Ainsi, il conduisait les pénitents réconciliés à l’union eucharistique. La ferveur des assemblées devait être traversée par la gratitude immense de ces centaines de pèlerins réconciliés avec Dieu. On devait sentir dans l’église d’Ars, mais aussi dans les rues du village, cette foi palpable qui est un don de Dieu et qui est la gratitude devant le salut donné ! On devait sentir la vérité de cette promesse : « Le royaume des cieux est tout proche ».
Il portait également une très grande attention à la prédication. Au cours de la messe, bien sûr, mais aussi pour les enfants du catéchisme, et on sait que beaucoup d’adultes, de pèlerins y participaient volontiers !
Enfin, soulignons aussi qu’il encourageait fortement l’adoration du Saint Sacrement.
La dimension missionnaire de la vie d’une communauté croyante.
Nous avons souligné le lien entre mission et réconciliation, et montré comment la conscience de notre péché pardonné par Dieu conduit à l’action de grâce et au désir de faire connaître et aimer le Christ sauveur.
De même, la participation à l’eucharistie, qui conduit à une compréhension intérieure, intime, du mystère eucharistique, conduit également à la louange, à la gratitude et au désir d’annoncer le Christ.
Ainsi, mieux saisir l’offrande du Christ, l’offrande de la croix, nous amène à rendre grâce et à faire connaître celui qui nous a tant aimés. Et aussi à entrer dans le même mouvement, celui de l’offrande, de la mort à nous-même.
L’eucharistie nous pousse à entrer dans le même don de nous-même, dans l’imitation de Jésus-Christ. Elle nous donne la force, la vitalité pour entrer effectivement dans cette oblation.
L’eucharistie, la liturgie, l’adoration sont des moments missionnaires. Ceci parce que les participants, par leur ferveur, leur prière, l’attitude de leur corps, l’expression de leur visage, expriment à leur insu ce qu’il y a dans leur cœur.
Dans la liturgie, nos corps révèlent de manière plus ou moins visible la mobilisation de notre âme. Nous n’y sommes pas immédiatement sensibles, mais la foi, la ferveur de ceux qui nous entourent nous soutient, nous stimule, nous encourage.
Sans le savoir, les pèlerins se portaient mutuellement témoignage, se soutenaient pour avoir la force d’aller se présenter devant le Seigneur à travers son humble serviteur, le curé d’Ars.
Nous voyons ainsi comment une communauté missionnaire naît à la fois d’un cœur à cœur intime de chaque croyant avec son Seigneur, dans la réconciliation, l’eucharistie, l’adoration.
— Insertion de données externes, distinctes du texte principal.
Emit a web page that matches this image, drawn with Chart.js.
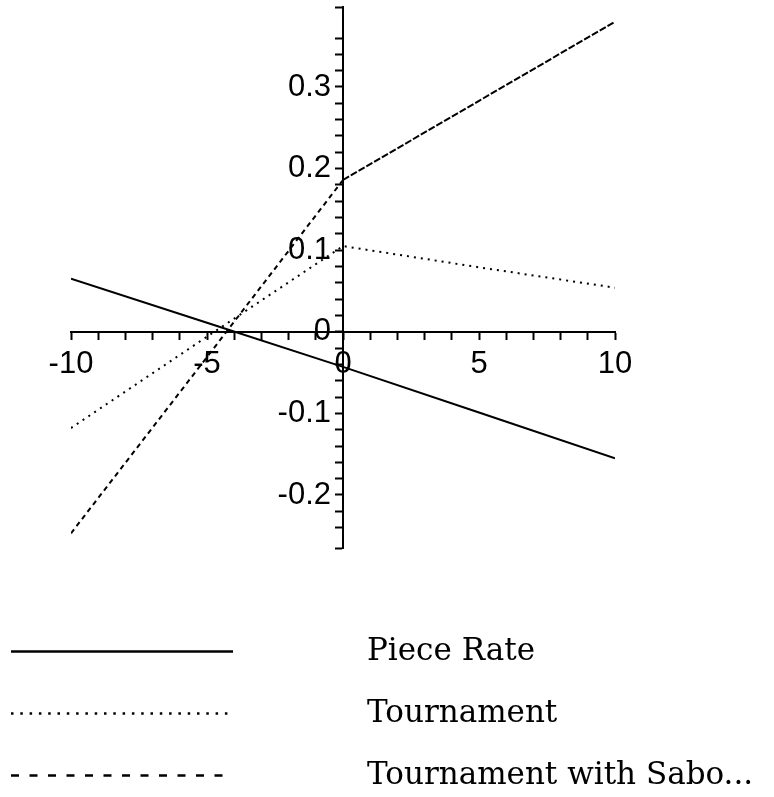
<!DOCTYPE html>
<html>
<head>
<meta charset="utf-8">
<script src="https://cdn.jsdelivr.net/npm/chart.js@4.4.1/dist/chart.umd.min.js"></script>
<style>
  html, body { margin: 0; padding: 0; background: #ffffff; }
  #wrap { position: relative; width: 774px; height: 797px; }
</style>
</head>
<body>
<div id="wrap"><canvas id="c" width="774" height="797"></canvas></div>
<script>
// ---- data ----
const xValues = [-10, -5, 0, 5, 10];
const seriesNames = ['Piece Rate', 'Tournament', 'Tournament with Sabo...'];
const pieceRate = [0.065, 0.011, -0.043, -0.099, -0.155];
const tournament = [-0.118, -0.006, 0.105, 0.079, 0.054];
const sabotage = [-0.247, -0.031, 0.186, 0.283, 0.38];
const xTickLabels = [-10, -5, 0, 5, 10];
const yTickLabels = [-0.2, -0.1, 0, 0.1, 0.2, 0.3];

function pts(ys) { return xValues.map((x, i) => ({ x: x, y: ys[i] })); }

const AXIS_FONT = { family: '"Liberation Sans", Arial, sans-serif', size: 31 };

const legendPlugin = {
  id: 'sideLegend',
  afterDraw(chart) {
    const ctx = chart.ctx;
    const rows = [651, 713, 775];
    chart.data.datasets.forEach((ds, i) => {
      const y = rows[i] + 0.5;
      ctx.save();
      ctx.strokeStyle = '#000';
      ctx.lineWidth = 2.5;
      ctx.setLineDash(ds.legendDash || []);
      ctx.beginPath();
      ctx.moveTo(11, y);
      ctx.lineTo(233, y);
      ctx.stroke();
      ctx.restore();
      ctx.save();
      ctx.fillStyle = '#000';
      ctx.font = '31px "DejaVu Serif", serif';
      ctx.textBaseline = 'middle';
      ctx.textAlign = 'left';
      ctx.fillText(ds.label, 367, rows[i] + 1);
      ctx.restore();
    });
  }
};

function isLabelled(v, list) {
  return list.some(t => Math.abs(t - v) < 1e-6);
}

// shift the y-axis labels left of the tick marks (axis is positioned at x = 0)
function shiftYLabels(s) {
  if (s._shiftPatched) return;
  const orig = s._computeLabelItems.bind(s);
  s._computeLabelItems = (ca) => orig(ca).map(it => {
    const t = it.options.translation;
    it.options.translation = [t[0] - 12, t[1]];
    return it;
  });
  s._shiftPatched = true;
}

new Chart(document.getElementById('c'), {
  type: 'line',
  data: {
    datasets: [
      { label: seriesNames[0], data: pts(pieceRate), borderColor: '#000', borderWidth: 2,
        borderDash: [], legendDash: [], pointRadius: 0, tension: 0 },
      { label: seriesNames[1], data: pts(tournament), borderColor: '#000', borderWidth: 2,
        borderDash: [2, 5], legendDash: [2.5, 6.8], pointRadius: 0, tension: 0 },
      { label: seriesNames[2], data: pts(sabotage), borderColor: '#000', borderWidth: 2,
        borderDash: [5, 4], legendDash: [8, 10.5], pointRadius: 0, tension: 0,
        segment: { borderDash: (c) => c.p0.parsed.x >= 0 ? [7, 2] : undefined } }
    ]
  },
  options: {
    responsive: false,
    animation: false,
    devicePixelRatio: 1,
    layout: { padding: { left: 71, right: 159, top: 7, bottom: 249 } },
    plugins: { legend: { display: false }, tooltip: { enabled: false } },
    scales: {
      x: {
        type: 'linear',
        position: { y: 0 },
        min: -10, max: 10,
        afterFit(s) { s.paddingLeft = 0; s.paddingRight = 0; s.paddingTop = 0; s.paddingBottom = 0; },
        ticks: {
          stepSize: 1, autoSkip: false, maxRotation: 0, color: '#000', font: AXIS_FONT, padding: 7,
          callback: (v) => isLabelled(v, xTickLabels) ? String(Math.round(v)) : ''
        },
        grid: { drawOnChartArea: false, drawTicks: true, tickLength: 7, tickWidth: 2, color: '#000' },
        border: { display: true, color: '#000', width: 2 }
      },
      y: {
        type: 'linear',
        position: { x: 0 },
        min: -0.265, max: 0.398,
        afterFit(s) { s.paddingLeft = 0; s.paddingRight = 0; s.paddingTop = 0; s.paddingBottom = 0; },
        afterUpdate: shiftYLabels,
        ticks: {
          stepSize: 0.02, autoSkip: false, color: '#000', font: AXIS_FONT, padding: 3,
          callback: (v) => {
            if (!isLabelled(v, yTickLabels)) return '';
            const r = Math.round(v * 10) / 10;
            return r === 0 ? '0' : r.toFixed(1);
          }
        },
        grid: { drawOnChartArea: false, drawTicks: true, tickLength: 7, tickWidth: 2, color: '#000' },
        border: { display: true, color: '#000', width: 2 }
      }
    }
  },
  plugins: [legendPlugin]
});
</script>
</body>
</html>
Nous comprenons aussi que la liturgie de ce corps rassemblé est elle-même missionnaire.
La dimension sociale
Je voudrais maintenant insister sur deux points : la grande capacité du curé d’Ars à s’appuyer sur les autres (prêtres, religieux, religieuses, laïcs, etc.) et la dimension sociale de sa pastorale.
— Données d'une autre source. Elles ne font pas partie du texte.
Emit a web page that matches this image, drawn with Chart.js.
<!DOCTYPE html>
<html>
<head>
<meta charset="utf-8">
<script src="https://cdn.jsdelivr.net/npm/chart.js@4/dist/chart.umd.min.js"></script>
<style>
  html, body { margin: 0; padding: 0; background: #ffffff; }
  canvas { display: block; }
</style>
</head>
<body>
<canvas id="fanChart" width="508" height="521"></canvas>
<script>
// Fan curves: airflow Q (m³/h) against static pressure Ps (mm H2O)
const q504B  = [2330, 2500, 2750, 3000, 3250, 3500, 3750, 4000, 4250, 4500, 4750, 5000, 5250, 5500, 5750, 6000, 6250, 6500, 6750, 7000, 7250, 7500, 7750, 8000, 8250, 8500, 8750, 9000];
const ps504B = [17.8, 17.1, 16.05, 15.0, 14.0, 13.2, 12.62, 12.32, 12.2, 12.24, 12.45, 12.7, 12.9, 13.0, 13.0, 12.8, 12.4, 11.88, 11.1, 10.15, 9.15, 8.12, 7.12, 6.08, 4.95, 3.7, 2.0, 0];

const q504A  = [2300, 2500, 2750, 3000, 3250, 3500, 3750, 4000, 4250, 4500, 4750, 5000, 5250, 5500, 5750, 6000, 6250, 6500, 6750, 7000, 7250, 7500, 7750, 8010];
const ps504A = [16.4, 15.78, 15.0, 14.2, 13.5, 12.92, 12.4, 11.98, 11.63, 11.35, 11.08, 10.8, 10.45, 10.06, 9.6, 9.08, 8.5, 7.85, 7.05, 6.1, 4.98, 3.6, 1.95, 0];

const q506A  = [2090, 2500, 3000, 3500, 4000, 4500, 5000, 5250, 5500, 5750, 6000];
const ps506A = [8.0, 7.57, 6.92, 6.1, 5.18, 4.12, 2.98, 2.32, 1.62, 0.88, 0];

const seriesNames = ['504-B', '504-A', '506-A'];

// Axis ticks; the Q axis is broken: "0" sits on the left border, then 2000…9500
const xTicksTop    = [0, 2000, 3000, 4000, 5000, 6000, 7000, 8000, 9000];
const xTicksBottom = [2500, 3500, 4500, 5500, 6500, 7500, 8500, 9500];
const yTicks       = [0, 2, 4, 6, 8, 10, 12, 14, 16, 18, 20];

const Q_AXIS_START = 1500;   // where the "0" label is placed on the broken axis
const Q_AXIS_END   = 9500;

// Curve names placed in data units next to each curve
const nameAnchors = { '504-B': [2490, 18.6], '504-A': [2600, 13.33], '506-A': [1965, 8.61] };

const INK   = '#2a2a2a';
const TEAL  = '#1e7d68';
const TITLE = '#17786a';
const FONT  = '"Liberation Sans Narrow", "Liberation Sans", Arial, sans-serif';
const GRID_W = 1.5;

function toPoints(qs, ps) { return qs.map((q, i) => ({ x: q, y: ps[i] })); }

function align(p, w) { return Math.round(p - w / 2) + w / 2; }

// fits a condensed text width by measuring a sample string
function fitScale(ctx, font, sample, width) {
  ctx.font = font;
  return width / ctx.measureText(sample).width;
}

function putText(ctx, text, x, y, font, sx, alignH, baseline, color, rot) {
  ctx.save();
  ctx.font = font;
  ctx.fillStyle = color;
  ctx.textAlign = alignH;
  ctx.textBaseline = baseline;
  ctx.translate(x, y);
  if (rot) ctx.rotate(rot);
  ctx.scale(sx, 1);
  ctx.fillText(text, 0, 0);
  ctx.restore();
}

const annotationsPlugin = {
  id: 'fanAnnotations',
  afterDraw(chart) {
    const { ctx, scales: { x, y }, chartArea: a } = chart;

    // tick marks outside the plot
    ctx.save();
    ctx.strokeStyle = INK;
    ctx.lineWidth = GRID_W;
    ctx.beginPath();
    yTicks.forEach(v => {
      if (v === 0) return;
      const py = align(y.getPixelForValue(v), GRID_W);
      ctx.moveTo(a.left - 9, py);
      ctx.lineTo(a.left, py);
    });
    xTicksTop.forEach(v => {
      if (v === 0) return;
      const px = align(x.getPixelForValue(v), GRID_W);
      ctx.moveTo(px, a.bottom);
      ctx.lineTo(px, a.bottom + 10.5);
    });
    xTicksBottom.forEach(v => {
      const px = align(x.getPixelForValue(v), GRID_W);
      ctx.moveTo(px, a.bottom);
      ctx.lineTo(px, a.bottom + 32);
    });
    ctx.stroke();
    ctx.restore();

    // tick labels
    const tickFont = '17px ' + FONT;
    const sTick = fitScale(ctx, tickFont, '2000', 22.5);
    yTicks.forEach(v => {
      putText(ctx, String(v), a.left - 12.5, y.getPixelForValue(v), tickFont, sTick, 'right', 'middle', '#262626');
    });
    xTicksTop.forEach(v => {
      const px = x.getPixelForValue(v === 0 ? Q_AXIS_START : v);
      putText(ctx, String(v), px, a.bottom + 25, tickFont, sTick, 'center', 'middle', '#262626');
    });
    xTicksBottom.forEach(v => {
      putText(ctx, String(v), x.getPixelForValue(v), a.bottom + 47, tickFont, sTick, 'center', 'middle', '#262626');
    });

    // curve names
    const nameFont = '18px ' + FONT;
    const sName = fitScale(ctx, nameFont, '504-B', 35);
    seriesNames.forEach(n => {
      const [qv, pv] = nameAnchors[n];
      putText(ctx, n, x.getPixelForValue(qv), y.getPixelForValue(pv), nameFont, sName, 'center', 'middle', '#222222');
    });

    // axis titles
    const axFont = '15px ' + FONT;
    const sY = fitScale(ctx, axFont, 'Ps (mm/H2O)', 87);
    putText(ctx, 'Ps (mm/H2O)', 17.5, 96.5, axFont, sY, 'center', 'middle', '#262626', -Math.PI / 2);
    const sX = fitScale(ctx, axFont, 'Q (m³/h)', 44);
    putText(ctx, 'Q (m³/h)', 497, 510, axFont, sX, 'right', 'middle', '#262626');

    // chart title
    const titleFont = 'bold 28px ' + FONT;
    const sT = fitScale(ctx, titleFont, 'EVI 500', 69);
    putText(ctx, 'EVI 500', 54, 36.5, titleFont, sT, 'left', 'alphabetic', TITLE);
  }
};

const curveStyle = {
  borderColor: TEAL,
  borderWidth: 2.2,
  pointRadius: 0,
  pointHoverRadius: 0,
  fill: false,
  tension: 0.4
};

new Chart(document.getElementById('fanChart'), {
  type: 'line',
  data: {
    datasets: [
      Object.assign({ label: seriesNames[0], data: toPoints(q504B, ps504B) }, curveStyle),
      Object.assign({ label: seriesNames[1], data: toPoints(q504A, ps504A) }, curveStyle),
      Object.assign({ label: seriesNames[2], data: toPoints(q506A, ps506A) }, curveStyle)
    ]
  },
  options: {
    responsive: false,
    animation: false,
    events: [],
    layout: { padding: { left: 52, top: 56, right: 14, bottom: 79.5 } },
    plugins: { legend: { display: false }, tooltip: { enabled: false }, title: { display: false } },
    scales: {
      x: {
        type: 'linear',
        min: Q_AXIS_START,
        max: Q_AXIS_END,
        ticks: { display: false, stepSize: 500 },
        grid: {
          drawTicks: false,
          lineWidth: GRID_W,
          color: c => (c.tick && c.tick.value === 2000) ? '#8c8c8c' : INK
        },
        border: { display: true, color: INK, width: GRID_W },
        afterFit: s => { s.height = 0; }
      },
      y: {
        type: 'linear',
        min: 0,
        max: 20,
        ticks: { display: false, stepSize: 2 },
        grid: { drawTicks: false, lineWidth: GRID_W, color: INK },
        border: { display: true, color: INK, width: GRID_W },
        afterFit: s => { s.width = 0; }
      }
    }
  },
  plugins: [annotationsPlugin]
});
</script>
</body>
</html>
Le curé d’Ars est aussi un homme d’action parce qu’il est un grand spirituel. Par exemple, il allait personnellement visiter les foyers, les familles et pouvait ainsi les accompagner et les inviter à une vie plus chrétienne, dans la miséricorde et le don d’eux-mêmes.
Il a pris également l’initiative de fonder une école de jeunes filles et une école de garçons. Même s’il était présent avec attention, en particulier pour le catéchisme, il s’est appuyé sur des religieuses et des religieux. A travers ces écoles, son but était comme aujourd’hui la croissance de toute la personne dans son humanité, sans oublier la dimension vitale de sa vie spirituelle.
C’est tout le corps ecclésial, dans la diversité des vocations, qu’il mobilisait au service de l’annonce de l’Evangile et du développement de toute la personne. Il ne cessait de confier l’amour des pauvres aux paroissiens. Lui-même venait à leur secours quand il le pouvait.
Il ne cessait aussi de sensibiliser à la mission universelle. Il faisait prier pour les missions, les missionnaires et invitait à les soutenir par une offrande.
Une de ses grandes qualités d’apôtre a été de mettre les autres en situation de participer à sa charge en leur confiant ce qui correspondait à leur vocation propre.
Enraciné dans sa communauté paroissiale
Le curé d’Ars, en invitant chaque paroissien à sa conversion personnelle, les a conduits à une vie chrétienne féconde, à rayonner de leur foi, de leur espérance, de leur charité. Ceci a transformé les familles et le village, mais aussi a été au service des nombreux pèlerins.
Resituer le curé d’Ars dans la communauté où il a été envoyé nous permet de le redécouvrir avec toute sa chaleur de pasteur et nous amène à comprendre que jamais il n’aurait pu accomplir son ministère unique sans les membres de sa communauté paroissiale.